A combined support vector regression with a firefly algorithm for prediction of energy consumption in wastewater treatment plants.

Abstract

Wastewater treatment plants (WWTPs) comprise energy-intensive processes, serving as primary contributors to overall WWTP costs. This research study proposes a novel approach that integrates support vector regression (SVR) with the firefly algorithm (FFA) for the prediction of energy consumption in a WWTP in Chlef City, Algeria. The database comprises a comprehensive set of 1,653 samples, capturing diverse information categories. It includes chemical and physical characteristics, encompassing chemical oxygen demand, 5-day biochemical oxygen demand, potential of hydrogen, water temperature, total suspended sediment in water and basin, influent N-NH₃ concentration, number of aerators, and operating time.

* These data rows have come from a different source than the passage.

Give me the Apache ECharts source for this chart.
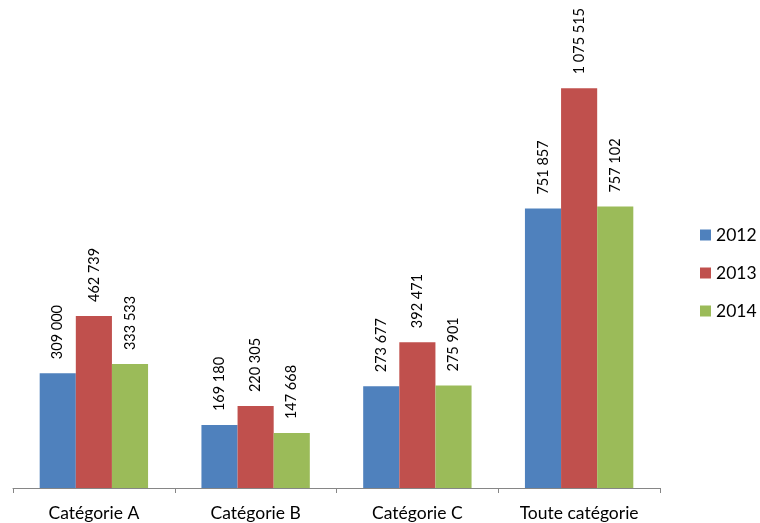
<!DOCTYPE html>
<html><head><meta charset="utf-8">
<script src="https://cdn.jsdelivr.net/npm/echarts@6/dist/echarts.min.js"></script>
<style>html,body{margin:0;padding:0;background:#fff}#c{width:760px;height:523px}</style>
</head><body><div id="c"></div>
<script>
const categories = ['Catégorie A', 'Catégorie B', 'Catégorie C', 'Toute catégorie'];
const seriesNames = ['2012', '2013', '2014'];
const v2012 = [309000, 169180, 273677, 751857];
const v2013 = [462739, 220305, 392471, 1075515];
const v2014 = [333533, 147668, 275901, 757102];
const colors = ['#4F81BD', '#C0504D', '#9BBB59'];
const font = 'Lato, "Open Sans", sans-serif';
function fmt(v){ return String(v).replace(/\B(?=(\d{3})+(?!\d))/g, ' '); }
const chart = echarts.init(document.getElementById('c'));
const data = [v2012, v2013, v2014];
chart.setOption({
  animation: false,
  textStyle: { fontFamily: font },
  grid: { left: 13, right: 100, top: 42, bottom: 35 },
  legend: {
    orient: 'vertical', left: 695, top: 221,
    itemWidth: 11, itemHeight: 11, itemGap: 20,
    icon: 'rect',
    textStyle: { fontSize: 17.5, color: '#000', fontFamily: font },
    data: seriesNames
  },
  xAxis: {
    type: 'category', data: categories,
    axisLine: { lineStyle: { color: '#868686', width: 1 } },
    axisTick: { show: true, length: 5, lineStyle: { color: '#868686' } },
    axisLabel: { fontSize: 17.5, color: '#000', margin: 16, fontFamily: font }
  },
  yAxis: { type: 'value', min: 0, max: 1200000, show: false, splitLine: { show: false } },
  series: seriesNames.map((n, i) => ({
    name: n, type: 'bar', data: data[i],
    barGap: '0%', barCategoryGap: '33%',
    itemStyle: { color: colors[i] },
    label: {
      show: true, position: 'top', rotate: 90, align: 'left', verticalAlign: 'middle',
      distance: 14, fontSize: 14.5, color: '#000', fontFamily: font,
      formatter: p => fmt(p.value)
    }
  }))
});
</script></body></html>
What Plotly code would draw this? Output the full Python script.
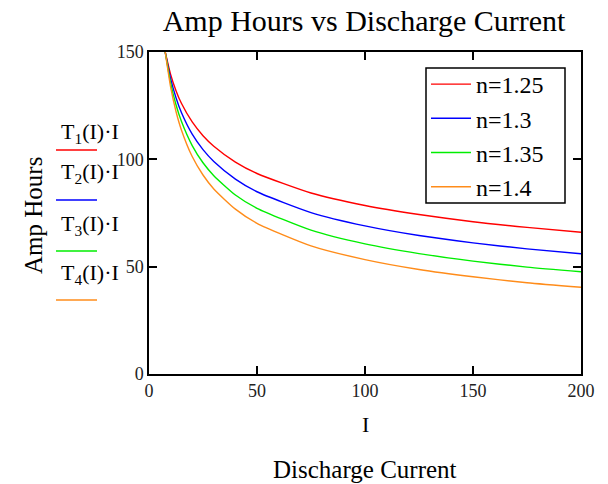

Additionally, the hydraulic and energy-related parameters are represented by the flow entered at the station and the energy consumed by aerators, respectively. Finally, meteorological data, comprising rainfall, temperature, relative humidity, and the aridity index, are part of the dataset required for analysis. In this regard, 15 different models that correspond to 15 different combinations of input parameters are assessed in this study. The results show that the SVR-FFA-15 can render an improvement in the prediction accuracy of energy consumption in WWTPs. This study provides a useful tool for managing the energy consumption of wastewater treatment and makes insightful recommendations for future energy savings.